Scholly founder sues Sallie Mae, alleging wrongful firing and student data sale

▼ Summary
– Christopher Gray, founder of scholarship app Scholly, is suing Sallie Mae and filed an SEC whistleblower complaint, alleging wrongful termination and unauthorized sale of user data.
– Gray alleges Sallie Mae laid off his co-founders and fired him after he raised concerns about plans to sell users’ personal information, including minors’ age, gender, race, and financial status.
– Sallie Mae acquired Scholly in 2023 to expand into student financial wellness, gaining access to five million users who provided detailed data for scholarship matching.
– The lawsuit claims Gray’s termination was retaliation for objecting to data sales that violated the app’s promise to users that their information would only be used for scholarship matching.
– Sallie Mae denies the allegations and says it will fight the lawsuit; Gray seeks back pay, punitive damages, and legal costs.
Christopher Gray, the founder of the scholarship-matching app Scholly, has filed a lawsuit against Sallie Mae in Delaware Superior Court and submitted a whistleblower complaint to the SEC. He accuses the student loan giant of wrongfully terminating him after he raised concerns about data privacy and of selling users’ personal information, including that of minors, to third parties. Sallie Mae has denied all allegations.
Gray’s story is a classic American bootstrap narrative. Raised in Birmingham, Alabama, he became the first in his family to attend college after securing $1.3 million in scholarships to Drexel University. He channeled that experience into building Scholly, a mobile app that matches students with financial aid based on their personal profiles. The app exploded in popularity, amassing five million users and earning investments from Lori Greiner and Daymond John after a 2015 appearance on Shark Tank. It became the number one download in both major app stores. In 2023, Sallie Mae , a company whose name is practically synonymous with the American student debt crisis , acquired the app. Now, Gray is fighting back, alleging that the acquisition was a betrayal of the very students the app was built to serve.
The lawsuit claims that Sallie Mae laid off Gray’s co-founders in July 2024, roughly a year after the deal closed. Gray alleges that he then heard executives discussing plans to monetize Scholly’s user data. When he objected, citing the privacy commitments made to users, he was fired. The data in question is deeply sensitive: students’ age, gender, race, and financial status. The company that bought a tool designed to alleviate financial burden is now accused of profiting from the most intimate details of its users, including minors who signed up believing their information would be used only to find scholarships.

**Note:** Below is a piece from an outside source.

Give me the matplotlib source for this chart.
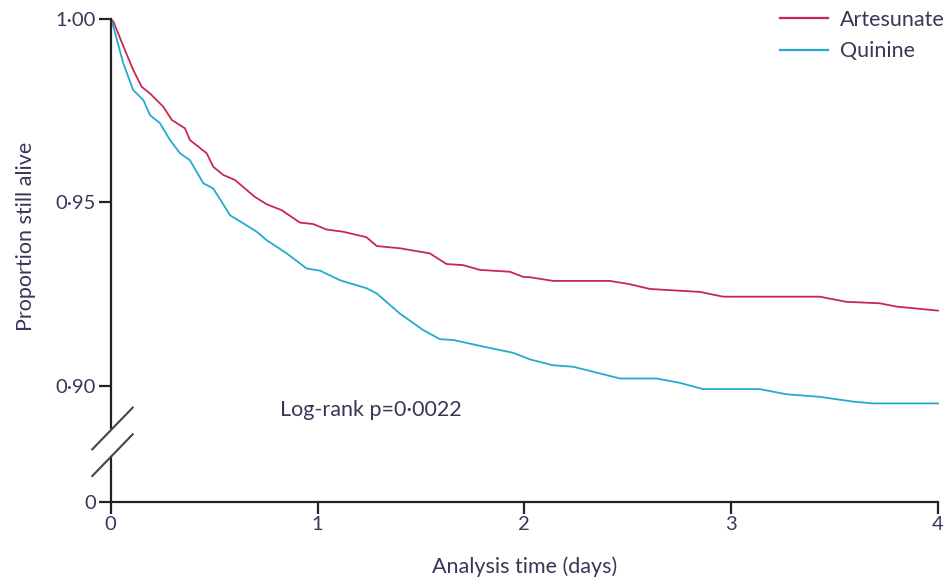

The acquisition was framed by Sallie Mae as a strategic move into student financial wellness, a public repositioning away from its core lending business. For Scholly’s users, the app was a trusted resource built by someone who understood their struggles. For Sallie Mae, it appears to have been a distribution channel into a demographic that would eventually need loans. Gray had initially spoken positively about the deal, even discussing how it increased support for historically Black colleges and universities. But according to the filing, the relationship soured when Gray became an obstacle to a business model that contradicted the implicit contract with Scholly’s community: that students would share their data for scholarship matches, not for sale to third parties.
This case sits at a painful intersection of startup culture and corporate acquisition. The pattern is familiar: an acquirer absorbs a startup’s user base and technology while dismantling the team that built it. The users and their data become the asset, not the founders or the product vision. When the acquiring company’s business model depends on monetizing that data, the founder’s original mission becomes a liability. Gray alleges he became that liability when he objected to a use of data that contradicted everything Scholly stood for.

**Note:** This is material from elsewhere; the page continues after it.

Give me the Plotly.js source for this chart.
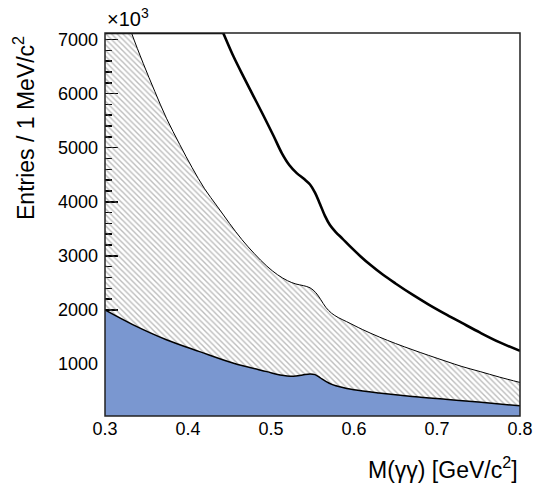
<!DOCTYPE html>
<html>
<head>
<meta charset="utf-8">
<script src="https://cdn.plot.ly/plotly-3.0.1.min.js"></script>
<style>html,body{margin:0;padding:0;background:#fff;}#chart{width:534px;height:484px;}</style>
</head>
<body>
<div id="chart"></div>
<script>
// Signal-like component (blue filled)
var xBlue = [0.30,0.334,0.374,0.414,0.455,0.495,0.511,0.527,0.538,0.547,0.553,0.559,0.566,0.574,0.584,0.60,0.63,0.67,0.71,0.75,0.80];
var yBlue = [2000,1725,1450,1230,1015,860,800,775,800,818,805,750,680,620,575,525,465,400,350,298,228];

// Middle curve (top of hatched band)
var xMid = [0.30,0.316,0.332,0.346,0.36,0.374,0.39,0.405,0.42,0.435,0.45,0.465,0.48,0.495,0.508,0.52,0.53,0.539,0.547,0.554,0.56,0.566,0.573,0.581,0.591,0.61,0.631,0.65,0.671,0.69,0.712,0.73,0.752,0.775,0.80];
var yMid = [8600,7850,7120,6560,6040,5545,5060,4630,4240,3920,3600,3300,3040,2810,2650,2540,2480,2450,2410,2320,2190,2050,1940,1860,1785,1640,1497,1380,1262,1160,1046,955,861,760,660];

// Top thick curve (total)
var xTop = [0.43,0.4425,0.455,0.467,0.479,0.491,0.503,0.513,0.522,0.531,0.54,0.547,0.553,0.559,0.565,0.571,0.578,0.586,0.595,0.608,0.62,0.635,0.65,0.671,0.69,0.712,0.73,0.752,0.775,0.80];
var yTop = [7580,7120,6680,6310,5950,5590,5220,4900,4680,4530,4420,4320,4170,3960,3740,3570,3440,3320,3180,2990,2830,2650,2490,2278,2100,1909,1760,1580,1405,1244];
// Part of the total curve above the frame, drawn along the top edge
var xTopClamp = [0.30,0.4425];
var yTopClamp = [7120,7120];

var xTicks = [0.3,0.4,0.5,0.6,0.7,0.8];
var xTickText = ['0.3','0.4','0.5','0.6','0.7','0.8'];
var yTicks = [1000,2000,3000,4000,5000,6000,7000];
var yTickText = ['1000','2000','3000','4000','5000','6000','7000'];

var FONT = 'Liberation Sans, Arial, sans-serif';

var traces = [
  {
    x: xBlue, y: yBlue, type: 'scatter', mode: 'lines',
    line: {color: '#000', width: 1.5, shape: 'spline', smoothing: 1.0},
    fill: 'tozeroy', fillcolor: '#7a97d0', hoverinfo: 'skip', showlegend: false
  },
  {
    x: xMid, y: yMid, type: 'scatter', mode: 'lines',
    line: {color: '#000', width: 1, shape: 'spline', smoothing: 1.0},
    fill: 'tonexty', fillcolor: 'rgba(0,0,0,0)',
    fillpattern: {shape: '\\', size: 4, solidity: 0.35, fgcolor: '#7a7a7a', bgcolor: 'rgba(0,0,0,0)', fillmode: 'overlay'},
    hoverinfo: 'skip', showlegend: false
  },
  {
    x: xTop, y: yTop, type: 'scatter', mode: 'lines',
    line: {color: '#000', width: 2.6, shape: 'spline', smoothing: 1.0},
    hoverinfo: 'skip', showlegend: false
  },
  {
    x: xTopClamp, y: yTopClamp, type: 'scatter', mode: 'lines',
    line: {color: '#000', width: 2.6},
    hoverinfo: 'skip', showlegend: false
  }
];

var layout = {
  width: 534, height: 484,
  margin: {l: 105, r: 14, t: 33, b: 68},
  paper_bgcolor: '#fff', plot_bgcolor: '#fff',
  font: {family: FONT, color: '#000', size: 18},
  xaxis: {
    range: [0.3, 0.8], tickvals: xTicks, ticktext: xTickText,
    ticks: '', showgrid: false, zeroline: false, showline: false,
    tickfont: {family: FONT, size: 18, color: '#000'}
  },
  yaxis: {
    range: [40, 7120], tickvals: yTicks, ticktext: yTickText,
    ticks: 'inside', ticklen: 13, tickwidth: 1.5, tickcolor: '#000',
    minor: {dtick: 200, ticks: 'inside', ticklen: 7, tickwidth: 1.5, tickcolor: '#000', showgrid: false},
    showgrid: false, zeroline: false, showline: false, layer: 'below traces',
    ticklabelstandoff: 6,
    tickfont: {family: FONT, size: 18, color: '#000'}
  },
  shapes: [
    {type: 'rect', xref: 'paper', yref: 'paper', x0: 0, x1: 1, y0: 0, y1: 1,
     line: {color: '#222', width: 1.5}, fillcolor: 'rgba(0,0,0,0)', layer: 'above'}
  ],
  annotations: [
    {text: 'Entries / 1 MeV/c<sup>2</sup>', xref: 'paper', yref: 'paper', x: 0, y: 1,
     xanchor: 'center', yanchor: 'top', xshift: -81, yshift: -1, textangle: -90,
     showarrow: false, font: {family: FONT, size: 23, color: '#000'}},
    {text: 'M(γγ) [GeV/c<sup>2</sup>]', xref: 'paper', yref: 'paper', x: 1, y: 0,
     xanchor: 'right', yanchor: 'middle', yshift: -52,
     showarrow: false, font: {family: FONT, size: 23, color: '#000'}},
    {text: '×10<sup>3</sup>', xref: 'paper', yref: 'paper', x: 0, y: 1,
     xanchor: 'left', yanchor: 'middle', xshift: 0, yshift: 16,
     showarrow: false, font: {family: FONT, size: 20, color: '#000'}}
  ]
};

Plotly.newPlot('chart', traces, layout, {staticPlot: true, displayModeBar: false});
</script>
</body>
</html>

Sallie Mae is no stranger to legal and regulatory trouble. The company has previously settled with the Department of Justice for $60 million over allegations of charging service members excess interest. The FDIC also settled with the company over unfair and deceptive practices. Borrowers have accused it of racial discrimination in lending. In 2014, the company split into Navient (servicing federal loans) and Sallie Mae (focusing on private lending), partly to distance itself from regulatory baggage. The Scholly acquisition was part of an attempt to build a more positive brand. If Gray’s allegations are true, that rebranding was merely cosmetic: the company acquired a beloved tool and turned it into a data pipeline.
Founders rarely get the ending they envision when they sell their companies. The power dynamic shifts at the moment of acquisition. The founder who built the product and defined the mission becomes an employee whose authority is limited by the acquirer’s priorities. When those priorities conflict with the original mission, the founder either accommodates or leaves. Gray alleges he was not given that choice. He was fired for raising a concern. The case will be decided in Delaware Superior Court, and the SEC will evaluate the whistleblower complaint independently. But the broader question remains: did the millions of students who trusted Scholly with their personal data understand that their information would end up in the hands of the company most associated with the debt those scholarships were supposed to prevent?